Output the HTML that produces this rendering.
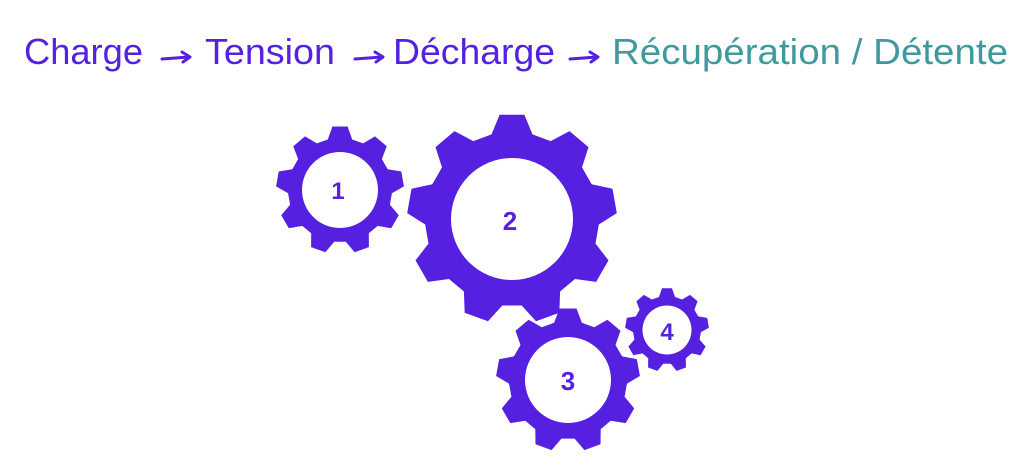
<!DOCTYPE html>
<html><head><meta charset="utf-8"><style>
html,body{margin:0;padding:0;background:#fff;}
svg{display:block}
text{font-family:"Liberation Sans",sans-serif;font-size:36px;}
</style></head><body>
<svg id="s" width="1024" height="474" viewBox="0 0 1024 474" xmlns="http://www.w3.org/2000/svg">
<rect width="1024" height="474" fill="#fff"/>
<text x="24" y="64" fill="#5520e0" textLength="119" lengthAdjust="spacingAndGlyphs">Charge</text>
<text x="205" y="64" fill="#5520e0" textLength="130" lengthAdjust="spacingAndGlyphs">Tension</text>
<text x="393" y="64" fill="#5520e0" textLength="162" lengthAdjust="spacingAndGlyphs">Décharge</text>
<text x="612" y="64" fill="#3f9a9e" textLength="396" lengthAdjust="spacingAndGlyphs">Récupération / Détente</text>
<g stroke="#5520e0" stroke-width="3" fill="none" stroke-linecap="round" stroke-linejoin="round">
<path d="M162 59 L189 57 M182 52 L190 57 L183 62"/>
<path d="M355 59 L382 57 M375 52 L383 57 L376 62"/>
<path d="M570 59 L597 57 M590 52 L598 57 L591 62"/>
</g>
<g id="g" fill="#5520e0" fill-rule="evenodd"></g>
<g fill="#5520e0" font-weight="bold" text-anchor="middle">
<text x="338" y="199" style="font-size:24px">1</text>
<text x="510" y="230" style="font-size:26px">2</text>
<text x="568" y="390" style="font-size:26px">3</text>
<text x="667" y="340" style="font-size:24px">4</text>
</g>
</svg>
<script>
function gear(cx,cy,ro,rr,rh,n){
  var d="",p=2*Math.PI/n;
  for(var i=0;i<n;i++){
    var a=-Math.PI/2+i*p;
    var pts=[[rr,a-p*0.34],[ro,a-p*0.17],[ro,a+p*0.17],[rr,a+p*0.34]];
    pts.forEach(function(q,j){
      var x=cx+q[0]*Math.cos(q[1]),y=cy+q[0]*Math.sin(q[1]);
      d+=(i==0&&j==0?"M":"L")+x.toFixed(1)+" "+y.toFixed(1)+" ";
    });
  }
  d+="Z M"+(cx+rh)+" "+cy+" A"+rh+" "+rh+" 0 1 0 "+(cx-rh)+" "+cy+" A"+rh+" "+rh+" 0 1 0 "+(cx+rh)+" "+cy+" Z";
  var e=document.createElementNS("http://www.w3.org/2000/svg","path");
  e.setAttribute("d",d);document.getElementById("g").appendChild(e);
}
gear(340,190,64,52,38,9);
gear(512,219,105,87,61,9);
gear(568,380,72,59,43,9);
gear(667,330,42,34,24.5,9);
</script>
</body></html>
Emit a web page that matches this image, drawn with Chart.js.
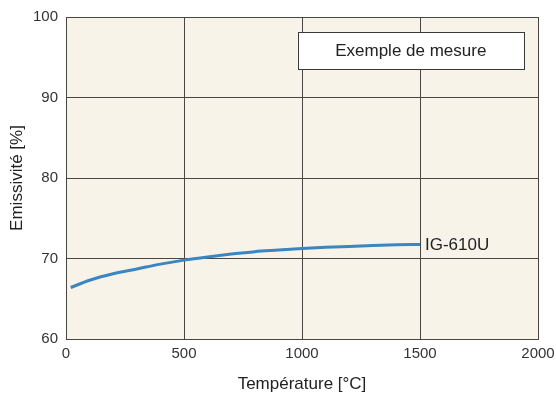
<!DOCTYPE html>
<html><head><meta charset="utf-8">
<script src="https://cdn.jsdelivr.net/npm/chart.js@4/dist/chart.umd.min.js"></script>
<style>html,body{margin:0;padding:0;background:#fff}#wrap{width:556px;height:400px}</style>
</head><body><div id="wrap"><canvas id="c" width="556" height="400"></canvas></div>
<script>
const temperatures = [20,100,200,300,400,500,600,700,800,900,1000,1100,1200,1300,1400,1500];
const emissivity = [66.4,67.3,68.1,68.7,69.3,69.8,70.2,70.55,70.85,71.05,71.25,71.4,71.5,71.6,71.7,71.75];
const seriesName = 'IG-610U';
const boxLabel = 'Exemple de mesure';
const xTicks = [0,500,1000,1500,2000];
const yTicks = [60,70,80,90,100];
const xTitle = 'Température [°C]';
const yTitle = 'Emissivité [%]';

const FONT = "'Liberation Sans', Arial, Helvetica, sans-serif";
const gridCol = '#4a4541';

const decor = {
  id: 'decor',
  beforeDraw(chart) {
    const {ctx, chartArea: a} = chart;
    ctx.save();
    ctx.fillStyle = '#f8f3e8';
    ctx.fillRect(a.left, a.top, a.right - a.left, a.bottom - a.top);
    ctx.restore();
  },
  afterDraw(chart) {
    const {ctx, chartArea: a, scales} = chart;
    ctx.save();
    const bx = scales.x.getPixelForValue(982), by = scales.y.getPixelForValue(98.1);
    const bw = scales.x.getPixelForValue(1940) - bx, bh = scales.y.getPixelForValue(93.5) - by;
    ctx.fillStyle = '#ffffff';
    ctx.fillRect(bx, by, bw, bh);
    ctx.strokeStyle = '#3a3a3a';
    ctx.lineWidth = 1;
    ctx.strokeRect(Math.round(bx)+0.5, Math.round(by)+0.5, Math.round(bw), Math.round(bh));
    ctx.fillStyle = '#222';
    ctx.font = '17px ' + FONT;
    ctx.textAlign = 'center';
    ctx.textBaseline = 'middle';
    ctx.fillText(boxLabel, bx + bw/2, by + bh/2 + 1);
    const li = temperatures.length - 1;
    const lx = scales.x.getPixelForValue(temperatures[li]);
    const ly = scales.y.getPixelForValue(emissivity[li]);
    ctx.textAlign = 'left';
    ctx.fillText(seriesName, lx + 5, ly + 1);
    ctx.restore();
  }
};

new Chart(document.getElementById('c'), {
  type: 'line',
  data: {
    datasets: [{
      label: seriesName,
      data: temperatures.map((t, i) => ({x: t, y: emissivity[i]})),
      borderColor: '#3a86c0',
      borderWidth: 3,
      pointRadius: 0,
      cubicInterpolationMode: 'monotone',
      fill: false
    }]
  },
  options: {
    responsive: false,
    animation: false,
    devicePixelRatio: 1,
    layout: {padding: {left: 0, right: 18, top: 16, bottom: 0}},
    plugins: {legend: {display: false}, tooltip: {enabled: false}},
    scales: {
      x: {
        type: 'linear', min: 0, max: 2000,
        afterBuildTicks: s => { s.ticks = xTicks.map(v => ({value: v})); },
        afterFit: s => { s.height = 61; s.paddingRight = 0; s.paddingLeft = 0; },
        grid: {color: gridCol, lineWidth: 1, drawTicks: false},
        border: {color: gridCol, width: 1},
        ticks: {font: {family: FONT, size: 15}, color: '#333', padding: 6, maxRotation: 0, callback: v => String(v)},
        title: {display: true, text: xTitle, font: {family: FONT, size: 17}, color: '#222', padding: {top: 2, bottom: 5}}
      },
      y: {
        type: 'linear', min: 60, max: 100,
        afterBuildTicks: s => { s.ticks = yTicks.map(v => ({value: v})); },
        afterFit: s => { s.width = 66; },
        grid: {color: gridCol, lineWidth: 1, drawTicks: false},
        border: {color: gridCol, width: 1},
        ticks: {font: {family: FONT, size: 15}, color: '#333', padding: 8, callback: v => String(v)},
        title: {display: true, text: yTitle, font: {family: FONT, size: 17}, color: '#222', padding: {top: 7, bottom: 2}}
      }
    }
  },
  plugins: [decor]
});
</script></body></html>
* * *
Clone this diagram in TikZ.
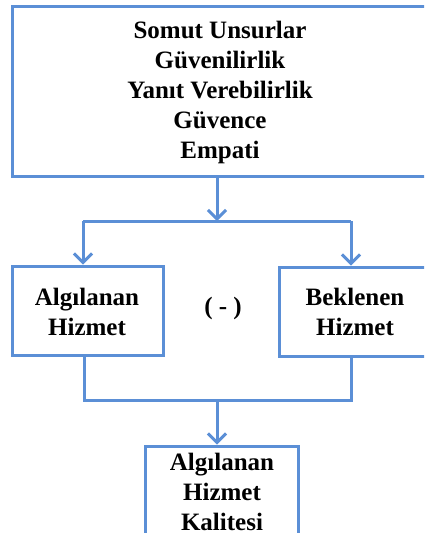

** YOUR GOAL **
Give back exactly the lines from the one containing "Emit a web page" to the one containing "const gridCol = '#4a4541';", both included, and no pictures.

** REPLY TO THE TASK **
Emit a web page that matches this image, drawn with Chart.js.
<!DOCTYPE html>
<html><head><meta charset="utf-8">
<script src="https://cdn.jsdelivr.net/npm/chart.js@4/dist/chart.umd.min.js"></script>
<style>html,body{margin:0;padding:0;background:#fff}#wrap{width:556px;height:400px}</style>
</head><body><div id="wrap"><canvas id="c" width="556" height="400"></canvas></div>
<script>
const temperatures = [20,100,200,300,400,500,600,700,800,900,1000,1100,1200,1300,1400,1500];
const emissivity = [66.4,67.3,68.1,68.7,69.3,69.8,70.2,70.55,70.85,71.05,71.25,71.4,71.5,71.6,71.7,71.75];
const seriesName = 'IG-610U';
const boxLabel = 'Exemple de mesure';
const xTicks = [0,500,1000,1500,2000];
const yTicks = [60,70,80,90,100];
const xTitle = 'Température [°C]';
const yTitle = 'Emissivité [%]';

const FONT = "'Liberation Sans', Arial, Helvetica, sans-serif";
const gridCol = '#4a4541';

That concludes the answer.